Earning a livelihood in Alang cost Kuria Swain of Khalingi his right leg. His foot was fractured and he returned to his village with no compensation. As the fracture was not treated properly, doctors had to amputate the lower portion of his leg. He has sold his house and is now living with his family in a hut, paying a rent of Rs.200 a month. He is yet to get a disability certificate and the doctors who amputated his leg are reluctant to issue one. His family is yet to be given an Indira Awas house by the local administration.
Surendra Sethi, father of six-year-old Dinabandhu, died in Alang two years ago. His mother, Sashi Sethi, is now maintaining a family of four by working as a daily-wage labourer in the village.

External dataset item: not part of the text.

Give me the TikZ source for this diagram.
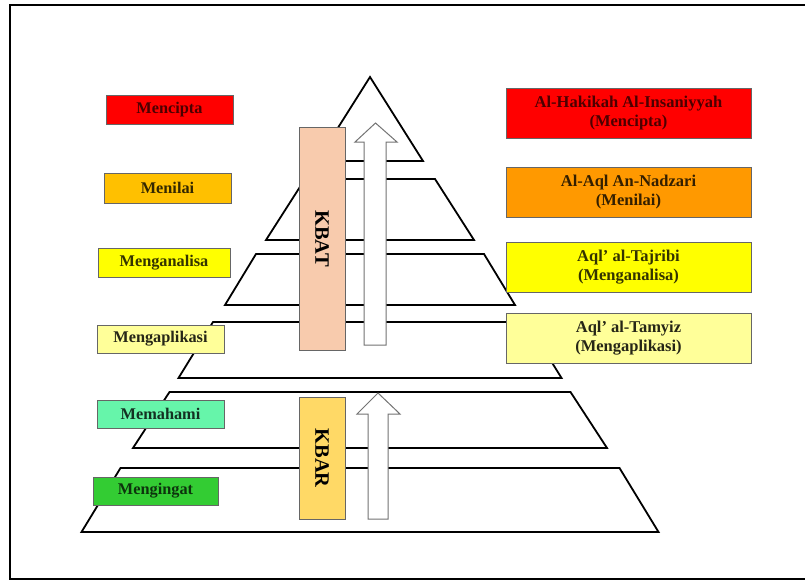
\documentclass[tikz,border=0pt]{standalone}
\usepackage{fontspec}
\setmainfont{Liberation Serif}
\definecolor{cipta}{HTML}{FF0000}
\definecolor{nilai}{HTML}{FFC000}
\definecolor{analisa}{HTML}{FFFF00}
\definecolor{aplikasi}{HTML}{FFFF99}
\definecolor{paham}{HTML}{66F5AA}
\definecolor{ingat}{HTML}{33CC33}
\definecolor{nadzari}{HTML}{FF9900}
\definecolor{kbat}{HTML}{F8CBAD}
\definecolor{kbar}{HTML}{FFD966}
\begin{document}
\begin{tikzpicture}[x=1pt,y=-1pt,
  layer/.style={draw=black,line width=1.8pt,fill=white},
  lbox/.style={draw=black!60,line width=.8pt,inner sep=0pt,minimum width=127pt,minimum height=29pt,font=\fontsize{16.3}{19}\selectfont\bfseries},
  rbox/.style={draw=black!60,line width=.8pt,inner sep=0pt,minimum width=245pt,minimum height=50pt,align=center,font=\fontsize{16.5}{19}\selectfont\bfseries},
  kbox/.style={draw=black!60,line width=.8pt,inner sep=0pt,minimum width=46pt,font=\fontsize{20.5}{24}\selectfont\bfseries},
  uparrow/.style={draw=black!55,fill=white,line width=1pt}]
\useasboundingbox (0,0) rectangle (805,583);
\draw[line width=2.2pt] (808,5) -- (10,5) -- (10,579) -- (808,579);
% the pyramid, top to bottom
\draw[layer] (370,77) -- (423,161) -- (317,161) -- cycle;
\foreach \t/\b/\tw/\bw in {179/240/65/104, 254/305/114/145, 322/378/157/191.5, 392/448/200.5/237, 468/532/249.5/288.5}
  \draw[layer] (370-\tw,\t) -- (370+\tw,\t) -- (370+\bw,\b) -- (370-\bw,\b) -- cycle;
% levels on the left
\node[lbox,fill=cipta,text=cipta!30!black] (cipta) at (169.5,109.5) {Mencipta};
\node[lbox,fill=nilai,text=nilai!20!black,minimum height=30pt] (nilai) at (167.5,188) {Menilai};
\node[lbox,fill=analisa,text=analisa!20!black,minimum width=132pt] (analisa) at (164,262.5) {Menganalisa};
\node[lbox,fill=aplikasi,text=aplikasi!15!black,minimum height=28pt] (aplikasi) at (160.5,339) {Mengaplikasi};
\node[lbox,fill=paham,text=paham!20!black,minimum height=28pt] (paham) at (160.5,414) {Memahami};
\node[lbox,fill=ingat,text=ingat!25!black,minimum width=125pt,minimum height=28pt] (ingat) at (155.5,491) {Mengingat};
% levels on the right
\node[rbox,fill=cipta,text=cipta!30!black] (insaniyyah) at (628.5,113) {Al-Hakikah Al-Insaniyyah\\(Mencipta)};
\node[rbox,fill=nadzari,text=nadzari!20!black] (nadzari) at (628.5,192.5) {Al-Aql An-Nadzari\\(Menilai)};
\node[rbox,fill=analisa,text=analisa!20!black] (tajribi) at (628.5,267) {Aql' al-Tajribi\\(Menganalisa)};
\node[rbox,fill=aplikasi,text=aplikasi!15!black] (tamyiz) at (628.5,338) {Aql' al-Tamyiz\\(Mengaplikasi)};
% KBAT and KBAR
\node[kbox,fill=kbat,minimum height=223pt] (kbat) at (322,238.5) {\rotatebox{-90}{KBAT}};
\node[kbox,fill=kbar,minimum height=122pt] (kbar) at (322,458) {\rotatebox{-90}{KBAR}};
\draw[uparrow] (364,345) -- (364,142) -- (355,142) -- (375.5,123) -- (397,142) -- (386,142) -- (386,345) -- cycle;
\draw[uparrow] (368,519) -- (368,414) -- (357,414) -- (378,393) -- (400,414) -- (388,414) -- (388,519) -- cycle;
\end{tikzpicture}
\end{document}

"In 1982, I used to get Rs.25 a day and by last year the wage for eight hours of hard labour had increased to Rs.60," said Shyama Sethi. An extra hour of work fetches an additional Rs.10. "In the past, it used to take seven to eight months to dismantle a ship and turn that into scrap to be loaded in trucks heading for rolling mills in Punjab and other States, but with improved machines being used for the job, now it is taking just about four months to break a ship."
Predictably, many of the innocent people of Adapada and Khalingi are not aware that the old ships they were breaking in Alang were constructed using toxic substances.
A study estimates that the one out of every four labourers in Alang is likely to contract cancer owing to workplace poisons, but the labourers are of course blissfully unaware of the hazards. Lack of awareness about pollution coupled with the need to earn a living means that despite many accidents people continue to work in ship-breaking yards.
However, many youths in the locality who have returned home from work in Alang plan to go to other places in search of work. "Earlier, more than 100 ships came to Alang for dismantling every year. Now the majority of ship-breaking yards are not getting any ships at all. The number of ships coming for dismantling has fallen drastically during the past four years owing to various restrictions," said Bhanja Jena of Adapada. The combination of an increase in migrant workers and a reduction in the number of ships arriving for dismantling has resulted in non-availability of work.
Ganjam is not the only district from which thousands of poor and landless Dalits and backward-class people are migrating to work in different towns of Gujarat. People from the adjoining districts of Nayagarh and Khurda too migrate to Gujarat for work to support their families back home; the availability of several direct trains to Ahmedabad has made it easier for them to travel there.
"There are lakhs of people from Orissa working in various industries in almost every town of Gujarat," said Hina Sethi of Khalingi who returned from Alang after losing an eye in a ship-breaking unit. He was also not paid any compensation by his employer. With no agricultural land, he has to search for work every morning in neighbouring villages.
People from this region have been migrating to distant places for work for more than four decades, largely because of illiteracy, non-availability of work and lack of land to cultivate in the villages. A few upper-caste people own sizable portions of land in the interiors of Ganjam, making it doubly difficult for the poor. Agro-based industries and self-employment schemes could help check the large-scale migration. But in the absence of such social safety nets, thousands will continue to migrate to Alang even if it means losing life or limb.